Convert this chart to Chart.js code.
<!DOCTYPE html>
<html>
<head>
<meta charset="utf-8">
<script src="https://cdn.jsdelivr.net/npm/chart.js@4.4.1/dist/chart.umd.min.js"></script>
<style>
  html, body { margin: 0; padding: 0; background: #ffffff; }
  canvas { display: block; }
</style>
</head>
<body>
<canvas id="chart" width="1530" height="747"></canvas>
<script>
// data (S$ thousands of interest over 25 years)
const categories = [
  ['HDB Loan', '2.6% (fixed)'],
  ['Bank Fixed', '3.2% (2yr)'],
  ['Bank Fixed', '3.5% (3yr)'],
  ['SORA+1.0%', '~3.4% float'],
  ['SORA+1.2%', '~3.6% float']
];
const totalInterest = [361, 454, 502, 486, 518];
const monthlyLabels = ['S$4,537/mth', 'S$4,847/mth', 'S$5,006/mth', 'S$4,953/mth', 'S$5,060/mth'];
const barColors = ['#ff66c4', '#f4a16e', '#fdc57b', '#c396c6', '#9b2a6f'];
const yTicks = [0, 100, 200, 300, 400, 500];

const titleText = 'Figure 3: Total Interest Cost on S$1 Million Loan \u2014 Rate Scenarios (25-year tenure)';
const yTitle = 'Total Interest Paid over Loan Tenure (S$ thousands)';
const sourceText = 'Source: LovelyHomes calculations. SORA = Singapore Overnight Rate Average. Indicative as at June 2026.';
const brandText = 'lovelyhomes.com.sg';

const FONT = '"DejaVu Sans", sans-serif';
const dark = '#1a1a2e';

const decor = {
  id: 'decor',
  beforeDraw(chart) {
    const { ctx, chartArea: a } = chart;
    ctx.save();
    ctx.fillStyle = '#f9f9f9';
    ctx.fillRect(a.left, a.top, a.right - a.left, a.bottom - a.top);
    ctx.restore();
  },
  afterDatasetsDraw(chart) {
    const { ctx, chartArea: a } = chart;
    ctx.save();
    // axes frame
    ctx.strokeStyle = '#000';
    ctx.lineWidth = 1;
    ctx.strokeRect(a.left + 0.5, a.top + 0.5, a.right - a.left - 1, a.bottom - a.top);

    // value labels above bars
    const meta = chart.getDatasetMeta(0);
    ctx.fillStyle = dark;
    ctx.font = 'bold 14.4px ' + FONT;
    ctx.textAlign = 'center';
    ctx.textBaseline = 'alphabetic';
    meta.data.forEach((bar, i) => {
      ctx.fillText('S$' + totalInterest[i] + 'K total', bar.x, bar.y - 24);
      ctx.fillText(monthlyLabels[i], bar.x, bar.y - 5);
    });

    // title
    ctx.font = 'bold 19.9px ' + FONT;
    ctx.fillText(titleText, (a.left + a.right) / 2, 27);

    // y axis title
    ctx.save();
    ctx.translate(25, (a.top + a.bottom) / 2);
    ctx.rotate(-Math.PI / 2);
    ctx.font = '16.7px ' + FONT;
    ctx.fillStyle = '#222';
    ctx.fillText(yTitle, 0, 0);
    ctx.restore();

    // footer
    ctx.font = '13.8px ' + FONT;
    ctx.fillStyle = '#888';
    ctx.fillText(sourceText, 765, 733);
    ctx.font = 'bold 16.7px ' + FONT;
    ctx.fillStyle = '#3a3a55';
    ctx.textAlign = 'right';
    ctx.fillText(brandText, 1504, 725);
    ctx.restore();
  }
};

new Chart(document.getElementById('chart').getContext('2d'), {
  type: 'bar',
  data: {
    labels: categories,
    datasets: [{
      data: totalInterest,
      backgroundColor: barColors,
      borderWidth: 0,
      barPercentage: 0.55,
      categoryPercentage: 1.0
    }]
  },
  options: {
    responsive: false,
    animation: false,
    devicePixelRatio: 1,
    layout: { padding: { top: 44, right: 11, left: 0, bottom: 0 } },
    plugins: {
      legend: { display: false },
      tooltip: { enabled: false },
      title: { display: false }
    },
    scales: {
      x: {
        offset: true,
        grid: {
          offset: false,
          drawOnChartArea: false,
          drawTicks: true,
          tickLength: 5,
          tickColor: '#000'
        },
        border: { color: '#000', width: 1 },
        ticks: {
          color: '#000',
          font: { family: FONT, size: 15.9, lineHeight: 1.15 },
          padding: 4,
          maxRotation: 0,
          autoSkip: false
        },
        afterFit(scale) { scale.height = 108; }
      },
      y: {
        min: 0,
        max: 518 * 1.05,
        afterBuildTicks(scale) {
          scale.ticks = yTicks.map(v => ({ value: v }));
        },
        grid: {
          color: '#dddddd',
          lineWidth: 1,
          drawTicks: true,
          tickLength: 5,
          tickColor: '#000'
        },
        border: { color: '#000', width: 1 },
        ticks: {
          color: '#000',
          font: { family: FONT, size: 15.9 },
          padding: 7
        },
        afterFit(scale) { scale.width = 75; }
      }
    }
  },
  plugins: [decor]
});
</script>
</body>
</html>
---
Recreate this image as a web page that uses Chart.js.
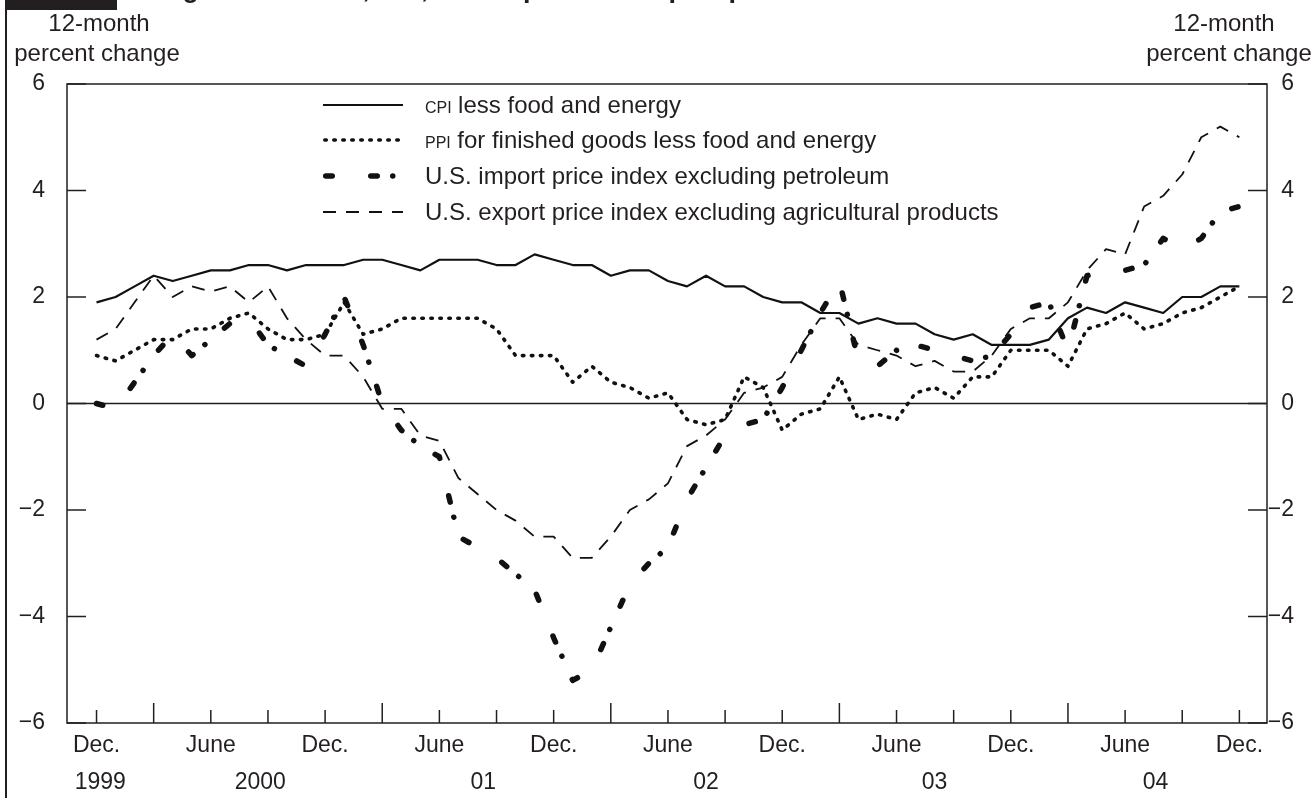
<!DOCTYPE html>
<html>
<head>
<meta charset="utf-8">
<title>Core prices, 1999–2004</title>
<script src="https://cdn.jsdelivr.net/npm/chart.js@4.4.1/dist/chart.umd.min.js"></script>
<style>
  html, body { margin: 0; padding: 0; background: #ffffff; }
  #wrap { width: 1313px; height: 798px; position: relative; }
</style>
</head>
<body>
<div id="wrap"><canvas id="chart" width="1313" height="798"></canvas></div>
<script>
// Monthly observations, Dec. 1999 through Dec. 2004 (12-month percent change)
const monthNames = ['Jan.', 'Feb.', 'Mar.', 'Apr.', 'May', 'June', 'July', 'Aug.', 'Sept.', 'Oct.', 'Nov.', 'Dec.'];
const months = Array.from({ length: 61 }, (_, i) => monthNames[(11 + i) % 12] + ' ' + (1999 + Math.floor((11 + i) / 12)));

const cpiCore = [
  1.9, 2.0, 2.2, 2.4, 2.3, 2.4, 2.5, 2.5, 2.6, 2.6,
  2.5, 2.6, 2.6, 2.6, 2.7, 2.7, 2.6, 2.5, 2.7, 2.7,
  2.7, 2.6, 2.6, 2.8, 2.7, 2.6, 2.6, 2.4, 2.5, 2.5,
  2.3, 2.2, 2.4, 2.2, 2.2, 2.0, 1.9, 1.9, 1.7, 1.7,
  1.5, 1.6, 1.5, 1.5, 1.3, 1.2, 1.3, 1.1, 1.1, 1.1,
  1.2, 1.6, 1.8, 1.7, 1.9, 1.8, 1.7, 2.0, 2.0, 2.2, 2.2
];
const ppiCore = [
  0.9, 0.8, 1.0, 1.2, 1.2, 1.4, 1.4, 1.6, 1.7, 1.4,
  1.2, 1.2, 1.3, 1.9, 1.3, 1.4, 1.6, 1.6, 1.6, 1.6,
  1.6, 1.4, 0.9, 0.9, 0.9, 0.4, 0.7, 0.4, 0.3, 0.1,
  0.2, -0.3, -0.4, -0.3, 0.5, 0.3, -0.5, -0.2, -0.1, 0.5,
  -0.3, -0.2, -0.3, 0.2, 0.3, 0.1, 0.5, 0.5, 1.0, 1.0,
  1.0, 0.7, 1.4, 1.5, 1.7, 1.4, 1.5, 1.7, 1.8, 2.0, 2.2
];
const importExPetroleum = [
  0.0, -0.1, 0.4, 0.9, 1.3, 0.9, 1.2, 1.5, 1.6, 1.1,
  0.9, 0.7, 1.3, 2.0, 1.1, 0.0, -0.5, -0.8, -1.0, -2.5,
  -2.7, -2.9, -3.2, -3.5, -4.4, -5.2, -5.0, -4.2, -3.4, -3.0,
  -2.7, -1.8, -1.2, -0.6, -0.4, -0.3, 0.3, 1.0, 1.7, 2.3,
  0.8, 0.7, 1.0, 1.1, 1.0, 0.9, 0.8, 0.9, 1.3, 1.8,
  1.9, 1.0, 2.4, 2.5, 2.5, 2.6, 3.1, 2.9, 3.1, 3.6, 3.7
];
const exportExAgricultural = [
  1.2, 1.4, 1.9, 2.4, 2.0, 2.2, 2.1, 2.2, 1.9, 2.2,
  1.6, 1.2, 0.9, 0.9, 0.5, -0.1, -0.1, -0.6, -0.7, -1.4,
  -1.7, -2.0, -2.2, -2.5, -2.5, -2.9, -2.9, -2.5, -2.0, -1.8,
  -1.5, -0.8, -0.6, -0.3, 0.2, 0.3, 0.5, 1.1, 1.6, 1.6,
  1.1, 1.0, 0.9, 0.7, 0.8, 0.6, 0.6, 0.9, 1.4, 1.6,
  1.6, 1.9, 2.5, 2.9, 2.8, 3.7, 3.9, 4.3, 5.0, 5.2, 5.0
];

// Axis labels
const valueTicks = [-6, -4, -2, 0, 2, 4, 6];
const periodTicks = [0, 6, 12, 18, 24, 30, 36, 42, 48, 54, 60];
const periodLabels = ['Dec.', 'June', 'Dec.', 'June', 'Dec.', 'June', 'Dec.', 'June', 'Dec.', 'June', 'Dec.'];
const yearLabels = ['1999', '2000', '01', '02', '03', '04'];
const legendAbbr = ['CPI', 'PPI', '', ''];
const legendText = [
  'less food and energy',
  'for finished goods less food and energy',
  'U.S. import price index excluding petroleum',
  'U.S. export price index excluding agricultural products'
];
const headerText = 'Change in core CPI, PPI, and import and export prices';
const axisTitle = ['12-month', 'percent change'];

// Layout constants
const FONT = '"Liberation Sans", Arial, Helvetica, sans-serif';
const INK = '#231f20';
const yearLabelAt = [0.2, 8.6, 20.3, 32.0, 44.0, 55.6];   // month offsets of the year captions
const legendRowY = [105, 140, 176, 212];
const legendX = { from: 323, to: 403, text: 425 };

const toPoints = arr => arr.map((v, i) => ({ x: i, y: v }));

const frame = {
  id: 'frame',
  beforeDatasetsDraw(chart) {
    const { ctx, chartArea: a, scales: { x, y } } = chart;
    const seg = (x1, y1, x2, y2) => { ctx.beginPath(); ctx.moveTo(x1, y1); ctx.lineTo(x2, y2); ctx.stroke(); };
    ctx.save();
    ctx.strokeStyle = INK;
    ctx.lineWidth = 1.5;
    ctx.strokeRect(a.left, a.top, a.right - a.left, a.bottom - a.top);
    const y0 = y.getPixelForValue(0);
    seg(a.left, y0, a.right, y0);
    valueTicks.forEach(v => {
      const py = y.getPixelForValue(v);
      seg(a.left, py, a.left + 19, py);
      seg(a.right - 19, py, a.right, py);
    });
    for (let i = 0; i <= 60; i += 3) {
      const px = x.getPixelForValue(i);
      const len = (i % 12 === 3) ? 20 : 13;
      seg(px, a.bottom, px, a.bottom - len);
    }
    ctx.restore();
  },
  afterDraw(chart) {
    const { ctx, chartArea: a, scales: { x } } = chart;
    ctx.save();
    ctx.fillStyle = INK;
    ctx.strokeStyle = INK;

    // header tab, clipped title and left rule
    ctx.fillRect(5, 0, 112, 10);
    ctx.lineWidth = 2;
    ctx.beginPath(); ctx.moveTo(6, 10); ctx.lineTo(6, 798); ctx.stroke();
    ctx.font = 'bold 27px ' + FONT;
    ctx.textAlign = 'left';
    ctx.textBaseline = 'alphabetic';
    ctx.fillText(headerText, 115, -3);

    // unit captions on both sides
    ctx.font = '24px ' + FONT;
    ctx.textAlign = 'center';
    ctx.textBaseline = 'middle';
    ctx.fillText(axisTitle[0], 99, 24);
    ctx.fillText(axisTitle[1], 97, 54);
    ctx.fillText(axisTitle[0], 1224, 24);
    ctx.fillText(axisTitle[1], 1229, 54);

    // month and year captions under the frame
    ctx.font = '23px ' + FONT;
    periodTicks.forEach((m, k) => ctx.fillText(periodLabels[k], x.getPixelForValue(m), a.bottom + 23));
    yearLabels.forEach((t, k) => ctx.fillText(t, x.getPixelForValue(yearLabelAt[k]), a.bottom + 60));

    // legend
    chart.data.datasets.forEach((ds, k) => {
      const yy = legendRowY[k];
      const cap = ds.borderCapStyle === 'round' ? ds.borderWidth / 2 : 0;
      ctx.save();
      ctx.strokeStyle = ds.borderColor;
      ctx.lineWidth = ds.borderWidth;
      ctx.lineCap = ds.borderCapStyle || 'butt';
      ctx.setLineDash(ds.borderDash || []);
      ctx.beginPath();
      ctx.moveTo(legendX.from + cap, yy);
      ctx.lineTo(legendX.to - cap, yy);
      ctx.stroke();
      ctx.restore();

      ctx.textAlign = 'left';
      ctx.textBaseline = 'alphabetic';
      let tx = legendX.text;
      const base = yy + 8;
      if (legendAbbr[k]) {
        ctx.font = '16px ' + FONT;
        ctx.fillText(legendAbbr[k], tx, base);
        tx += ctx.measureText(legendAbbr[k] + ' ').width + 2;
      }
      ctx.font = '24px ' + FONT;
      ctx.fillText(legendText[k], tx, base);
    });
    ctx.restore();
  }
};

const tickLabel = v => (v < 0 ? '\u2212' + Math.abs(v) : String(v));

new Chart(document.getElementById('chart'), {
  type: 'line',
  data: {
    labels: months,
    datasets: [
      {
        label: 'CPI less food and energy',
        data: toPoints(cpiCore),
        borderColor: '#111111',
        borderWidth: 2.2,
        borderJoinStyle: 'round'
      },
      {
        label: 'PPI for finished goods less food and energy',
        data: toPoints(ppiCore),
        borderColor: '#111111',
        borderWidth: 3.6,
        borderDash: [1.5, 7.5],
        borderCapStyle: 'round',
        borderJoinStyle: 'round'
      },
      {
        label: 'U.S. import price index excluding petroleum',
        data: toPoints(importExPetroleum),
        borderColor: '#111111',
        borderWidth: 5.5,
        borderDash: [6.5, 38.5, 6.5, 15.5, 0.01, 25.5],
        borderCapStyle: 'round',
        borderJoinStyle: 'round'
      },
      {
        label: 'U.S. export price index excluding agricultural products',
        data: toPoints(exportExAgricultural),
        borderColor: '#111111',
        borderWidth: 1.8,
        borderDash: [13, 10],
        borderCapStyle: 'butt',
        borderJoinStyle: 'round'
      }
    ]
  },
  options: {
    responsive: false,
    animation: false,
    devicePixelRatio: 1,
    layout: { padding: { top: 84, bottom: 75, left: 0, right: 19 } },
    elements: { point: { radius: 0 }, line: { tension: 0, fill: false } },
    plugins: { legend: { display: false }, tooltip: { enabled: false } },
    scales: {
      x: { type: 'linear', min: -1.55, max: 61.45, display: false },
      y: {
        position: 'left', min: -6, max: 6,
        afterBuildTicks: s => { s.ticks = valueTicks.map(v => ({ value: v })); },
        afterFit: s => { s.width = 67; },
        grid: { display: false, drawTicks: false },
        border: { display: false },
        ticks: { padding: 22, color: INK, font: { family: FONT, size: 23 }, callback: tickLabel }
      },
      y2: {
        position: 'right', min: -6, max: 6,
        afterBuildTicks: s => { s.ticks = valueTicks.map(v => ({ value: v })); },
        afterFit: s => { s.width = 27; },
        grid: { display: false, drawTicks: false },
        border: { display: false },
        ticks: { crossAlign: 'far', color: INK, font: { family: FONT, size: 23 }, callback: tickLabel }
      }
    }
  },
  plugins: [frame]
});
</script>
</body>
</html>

- SET PROBLEM -
Please print exactly, and only, the lines from the line with "Convert this chart to Chart.js code." to the line with "ctx.fillText(titleText, (a.left +", both included.

- RESPONSE TO THE EXERCISE -
Convert this chart to Chart.js code.
<!DOCTYPE html>
<html>
<head>
<meta charset="utf-8">
<script src="https://cdn.jsdelivr.net/npm/chart.js@4.4.1/dist/chart.umd.min.js"></script>
<style>
  html, body { margin: 0; padding: 0; background: #ffffff; }
  canvas { display: block; }
</style>
</head>
<body>
<canvas id="chart" width="1530" height="747"></canvas>
<script>
// data (S$ thousands of interest over 25 years)
const categories = [
  ['HDB Loan', '2.6% (fixed)'],
  ['Bank Fixed', '3.2% (2yr)'],
  ['Bank Fixed', '3.5% (3yr)'],
  ['SORA+1.0%', '~3.4% float'],
  ['SORA+1.2%', '~3.6% float']
];
const totalInterest = [361, 454, 502, 486, 518];
const monthlyLabels = ['S$4,537/mth', 'S$4,847/mth', 'S$5,006/mth', 'S$4,953/mth', 'S$5,060/mth'];
const barColors = ['#ff66c4', '#f4a16e', '#fdc57b', '#c396c6', '#9b2a6f'];
const yTicks = [0, 100, 200, 300, 400, 500];

const titleText = 'Figure 3: Total Interest Cost on S$1 Million Loan \u2014 Rate Scenarios (25-year tenure)';
const yTitle = 'Total Interest Paid over Loan Tenure (S$ thousands)';
const sourceText = 'Source: LovelyHomes calculations. SORA = Singapore Overnight Rate Average. Indicative as at June 2026.';
const brandText = 'lovelyhomes.com.sg';

const FONT = '"DejaVu Sans", sans-serif';
const dark = '#1a1a2e';

const decor = {
  id: 'decor',
  beforeDraw(chart) {
    const { ctx, chartArea: a } = chart;
    ctx.save();
    ctx.fillStyle = '#f9f9f9';
    ctx.fillRect(a.left, a.top, a.right - a.left, a.bottom - a.top);
    ctx.restore();
  },
  afterDatasetsDraw(chart) {
    const { ctx, chartArea: a } = chart;
    ctx.save();
    // axes frame
    ctx.strokeStyle = '#000';
    ctx.lineWidth = 1;
    ctx.strokeRect(a.left + 0.5, a.top + 0.5, a.right - a.left - 1, a.bottom - a.top);

    // value labels above bars
    const meta = chart.getDatasetMeta(0);
    ctx.fillStyle = dark;
    ctx.font = 'bold 14.4px ' + FONT;
    ctx.textAlign = 'center';
    ctx.textBaseline = 'alphabetic';
    meta.data.forEach((bar, i) => {
      ctx.fillText('S$' + totalInterest[i] + 'K total', bar.x, bar.y - 24);
      ctx.fillText(monthlyLabels[i], bar.x, bar.y - 5);
    });

    // title
    ctx.font = 'bold 19.9px ' + FONT;
    ctx.fillText(titleText, (a.left + a.right) / 2, 27);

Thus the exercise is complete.